On 05/08/2015 08:49 AM, Jesper Dangaard Brouer wrote:
> More interesting observations with the mentioned script (now attached).
>
> On my system the scaling stopped a 24Mpps, when I increased the number
> of threads the collective scaling was stuck at 24Mpps.
>
> Then I simply removed/compiled-out the:
>   atomic_long_inc(&skb->dev->rx_dropped);
>
> And after that change, the scaling is basically infinite/perfect.
>
> Single thread performance increased from 24.7Mpps to 31.1Mpps, which
> corresponds perfectly with the cost of an atomic operation on this HW
> (8.25ns).
>
> Diff to before:
>   * (1/24700988*10^9)-(1/31170819*10^9) = 8.40292328196 ns
>
> When increasing the threads now, they all basically run at 31Mpps.

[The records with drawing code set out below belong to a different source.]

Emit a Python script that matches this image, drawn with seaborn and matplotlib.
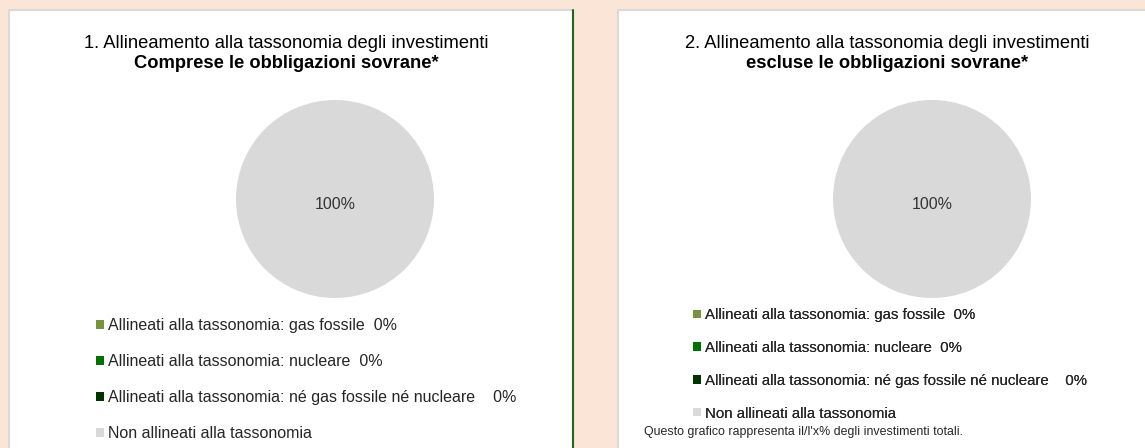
import matplotlib
matplotlib.use("Agg")
import matplotlib.pyplot as plt
from matplotlib.patches import Rectangle, Patch
from matplotlib import font_manager
import seaborn as sns

# ---------------- data ----------------
categories = [
    "Allineati alla tassonomia: gas fossile",
    "Allineati alla tassonomia: nucleare",
    "Allineati alla tassonomia: né gas fossile né nucleare",
    "Non allineati alla tassonomia",
]
values_incl = [0, 0, 0, 100]
values_excl = [0, 0, 0, 100]
title_line1 = ["1. Allineamento alla tassonomia degli investimenti",
               "2. Allineamento alla tassonomia degli investimenti"]
title_line2 = ["Comprese le obbligazioni sovrane*",
               "escluse le obbligazioni sovrane*"]
note_text = "Questo grafico rappresenta il/l'x% degli investimenti totali."
colors = ["#77933c", "#007000", "#003300", "#d9d9d9"]

# ---------------- style ----------------
sns.set_theme(style="white")
plt.rcParams["font.family"] = ["Liberation Sans", "DejaVu Sans"]

W, H, DPI = 1145, 448, 100
fig = plt.figure(figsize=(W / DPI, H / DPI), dpi=DPI, facecolor="#fbe5d6")

# background axes in pixel coordinates
bg = fig.add_axes([0, 0, 1, 1])
bg.set_xlim(0, W)
bg.set_ylim(H, 0)
bg.axis("off")
bg.patch.set_alpha(0)

# panels
bg.add_patch(Rectangle((9, 10), 564, 460, facecolor="white", edgecolor="#d9d9d9", lw=1.5, zorder=1))
bg.plot([573, 573], [10, 460], color="#1a6a1a", lw=1.5, zorder=2)
bg.add_patch(Rectangle((618, 10), 600, 460, facecolor="white", edgecolor="#d9d9d9", lw=1.5, zorder=1))

panels = [
    dict(values=values_incl, cx=335, cy=199, tx=286, legx=96, legy=318, spacing=1.32,
         fs=11.5, gaps=[2, 2, 4, 0]),
    dict(values=values_excl, cx=932, cy=199, tx=887, legx=693, legy=308, spacing=1.26,
         fs=10.8, gaps=[2, 2, 4, 0]),
]
R = 99

for i, p in enumerate(panels):
    # titles
    bg.text(p["tx"], 43, title_line1[i], ha="center", va="center", fontsize=13.2, color="black", zorder=3)
    bg.text(p["tx"], 64, title_line2[i], ha="center", va="center", fontsize=13.2, fontweight="bold",
            color="black", zorder=3)

    # pie
    ax = fig.add_axes([(p["cx"] - R) / W, (H - p["cy"] - R) / H, 2 * R / W, 2 * R / H])
    ax.set_zorder(5)
    total = sum(p["values"])
    ax.pie(p["values"], colors=colors, startangle=90, counterclock=False,
           wedgeprops=dict(linewidth=0),
           autopct=lambda pct: f"{pct:.0f}%" if pct > 0 else "",
           pctdistance=0.06, textprops=dict(fontsize=11.5, color="#333333"))
    ax.set_xlim(-1, 1)
    ax.set_ylim(-1, 1)
    ax.axis("off")

    # legend (labels carry the data-label values)
    labels = []
    for cat, v, g in zip(categories, p["values"], p["gaps"]):
        if cat.startswith("Non"):
            labels.append(cat)
        else:
            labels.append(cat + " " * g + f"{v / total * 100:.0f}%")
    handles = [Patch(facecolor=c, edgecolor="none") for c in colors]
    leg = bg.legend(handles, labels, loc="upper left", bbox_to_anchor=(p["legx"], p["legy"]),
                    bbox_transform=bg.transData, frameon=False, borderpad=0, borderaxespad=0,
                    fontsize=p["fs"], handlelength=0.52, handleheight=0.46, handletextpad=0.26,
                    labelspacing=p["spacing"])
    leg.set_zorder(6)
    bg.add_artist(leg)

# note (narrow font when available), sized to the reference width
names = {f.name for f in font_manager.fontManager.ttflist}
fam = ["Liberation Sans Narrow", "DejaVu Sans"] if "Liberation Sans Narrow" in names else ["Liberation Sans", "DejaVu Sans"]
note = bg.text(644, 432, note_text, ha="left", va="center", fontsize=10, family=fam, zorder=7)
renderer = fig.canvas.get_renderer()
w = note.get_window_extent(renderer=renderer).width
note.set_fontsize(10 * 316 / w)

fig.savefig("out.png", dpi=DPI, facecolor=fig.get_facecolor())
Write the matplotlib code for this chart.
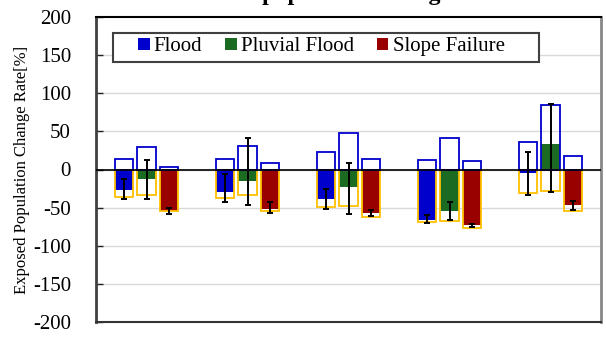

> Tried it upto 12 threads.
>
>
> I'm quite puzzled why a single atomic op could "freeze" my system from
> scaling beyond 24Mpps.

The atomic access likely acts as a serializing event, and on top of that 
it would increase in time needed to be completed as you add more 
threads.  I am guessing the 8ns is probably the cost for a single 
threaded setup where the memory location is available in L2 or L1 
cache.  If it is in L3 cache that would make it more expensive.  If it 
is currently in use by another CPU then that would make it even more 
expensive.  If it is in use on another socket then we are probably 
looking at something in the high 10s if not 100s of nanoseconds.  Once 
you hit the point where the time for the atomic transaction multiplied 
by the number of threads is equal to the time it takes for any one 
thread to complete the operation you have hit the upper limit and 
everything after that is just wasted cycles spinning while waiting for 
cache line access.

So for example if you had 2 threads on the same socket you are looking 
at an L3 cache access which takes about 30 cycles.  That 30 cycles would 
likely be in addition to the 8ns you were already seeing for single 
thread performance, and I don't know if it includes the cache flush 
needed by the remote L1/L2 where the cache line currently resides.  I'd 
be interested in seeing what the 2 socket data looked like as I suspect 
you would take an even heavier hit for that.